--- WHAT IS BEING ASKED ---
In the data below, find every line that has the string "chart", and copy it.

Code that draws figures:
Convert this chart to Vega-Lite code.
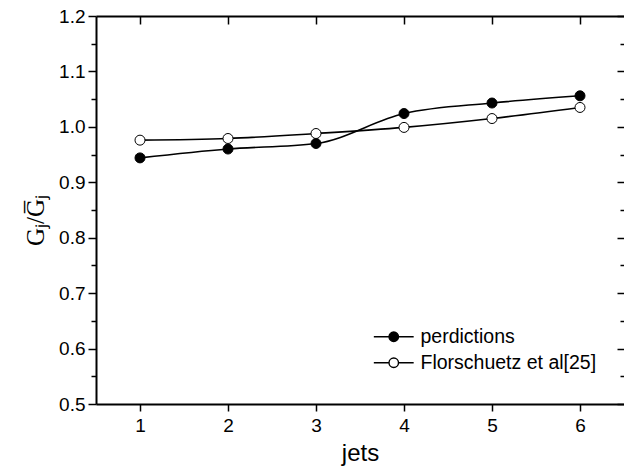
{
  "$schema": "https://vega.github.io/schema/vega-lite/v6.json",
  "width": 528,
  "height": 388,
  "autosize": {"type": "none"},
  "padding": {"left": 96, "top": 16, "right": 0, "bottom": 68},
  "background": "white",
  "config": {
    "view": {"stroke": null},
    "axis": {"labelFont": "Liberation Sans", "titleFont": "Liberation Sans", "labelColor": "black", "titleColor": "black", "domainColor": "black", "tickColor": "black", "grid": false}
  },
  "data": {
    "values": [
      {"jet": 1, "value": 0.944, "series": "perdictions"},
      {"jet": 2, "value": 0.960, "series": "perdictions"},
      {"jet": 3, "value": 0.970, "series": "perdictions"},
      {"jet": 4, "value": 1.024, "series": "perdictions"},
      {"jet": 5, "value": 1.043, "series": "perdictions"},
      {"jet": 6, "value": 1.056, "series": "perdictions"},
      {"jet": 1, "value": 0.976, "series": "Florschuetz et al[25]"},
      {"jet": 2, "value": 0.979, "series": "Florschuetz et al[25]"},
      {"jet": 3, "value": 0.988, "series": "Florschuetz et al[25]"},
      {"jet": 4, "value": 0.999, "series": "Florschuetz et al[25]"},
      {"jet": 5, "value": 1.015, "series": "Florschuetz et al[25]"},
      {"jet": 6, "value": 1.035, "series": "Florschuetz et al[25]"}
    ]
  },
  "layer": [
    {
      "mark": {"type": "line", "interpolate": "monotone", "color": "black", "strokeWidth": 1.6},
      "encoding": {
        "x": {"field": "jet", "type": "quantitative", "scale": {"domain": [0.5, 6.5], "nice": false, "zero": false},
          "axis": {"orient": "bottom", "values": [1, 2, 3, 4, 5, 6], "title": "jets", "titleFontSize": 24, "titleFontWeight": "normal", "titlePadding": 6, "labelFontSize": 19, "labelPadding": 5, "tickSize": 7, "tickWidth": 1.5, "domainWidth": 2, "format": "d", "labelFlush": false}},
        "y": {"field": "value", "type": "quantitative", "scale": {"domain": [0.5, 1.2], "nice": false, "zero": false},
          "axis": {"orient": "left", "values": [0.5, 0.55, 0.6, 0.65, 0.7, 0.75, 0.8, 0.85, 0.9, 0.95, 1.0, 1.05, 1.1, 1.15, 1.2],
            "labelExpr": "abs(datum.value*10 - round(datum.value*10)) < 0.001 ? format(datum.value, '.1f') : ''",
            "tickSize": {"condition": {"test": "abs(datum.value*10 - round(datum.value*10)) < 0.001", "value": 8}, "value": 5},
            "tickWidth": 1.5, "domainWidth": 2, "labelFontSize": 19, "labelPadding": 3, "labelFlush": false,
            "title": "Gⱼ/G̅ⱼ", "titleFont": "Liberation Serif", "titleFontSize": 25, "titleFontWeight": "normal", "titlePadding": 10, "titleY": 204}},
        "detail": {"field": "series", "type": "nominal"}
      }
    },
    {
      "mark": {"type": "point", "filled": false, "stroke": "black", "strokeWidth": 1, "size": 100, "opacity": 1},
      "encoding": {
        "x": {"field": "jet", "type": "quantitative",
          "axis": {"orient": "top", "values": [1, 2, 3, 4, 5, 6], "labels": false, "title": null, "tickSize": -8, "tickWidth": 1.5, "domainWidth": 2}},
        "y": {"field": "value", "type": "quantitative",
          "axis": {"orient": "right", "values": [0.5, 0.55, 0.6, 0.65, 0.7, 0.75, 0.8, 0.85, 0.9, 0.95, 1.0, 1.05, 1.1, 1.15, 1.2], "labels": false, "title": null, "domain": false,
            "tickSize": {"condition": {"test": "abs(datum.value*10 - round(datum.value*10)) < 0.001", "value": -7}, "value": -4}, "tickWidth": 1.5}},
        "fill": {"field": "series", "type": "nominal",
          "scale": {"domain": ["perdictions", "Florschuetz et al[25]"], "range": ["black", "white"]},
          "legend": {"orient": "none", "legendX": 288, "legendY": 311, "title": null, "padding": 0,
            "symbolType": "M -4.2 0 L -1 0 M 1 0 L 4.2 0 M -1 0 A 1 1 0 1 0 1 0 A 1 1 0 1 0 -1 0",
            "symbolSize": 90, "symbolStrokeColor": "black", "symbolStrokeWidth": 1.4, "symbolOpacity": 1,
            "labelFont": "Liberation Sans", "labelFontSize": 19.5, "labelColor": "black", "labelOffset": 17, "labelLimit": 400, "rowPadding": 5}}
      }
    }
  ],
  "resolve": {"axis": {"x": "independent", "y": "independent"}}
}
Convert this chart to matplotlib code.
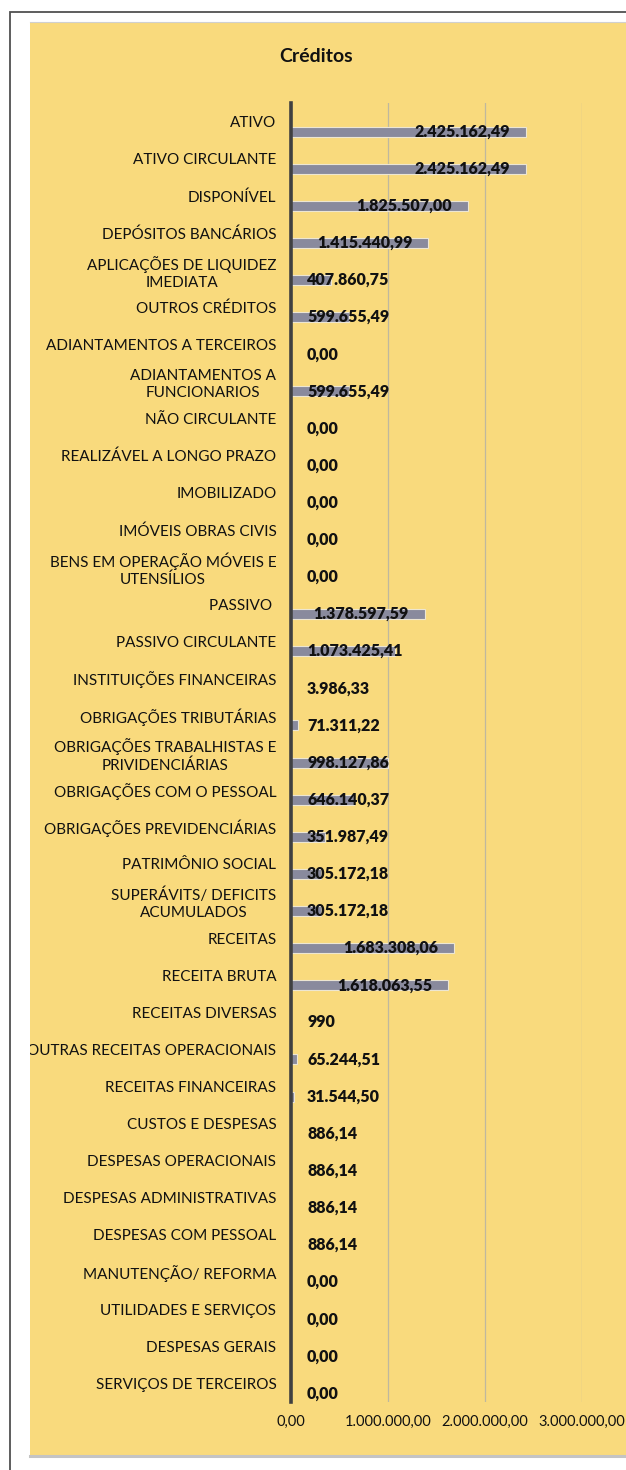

--- RESULT ---
Convert this chart to Vega-Lite code.
Convert this chart to matplotlib code.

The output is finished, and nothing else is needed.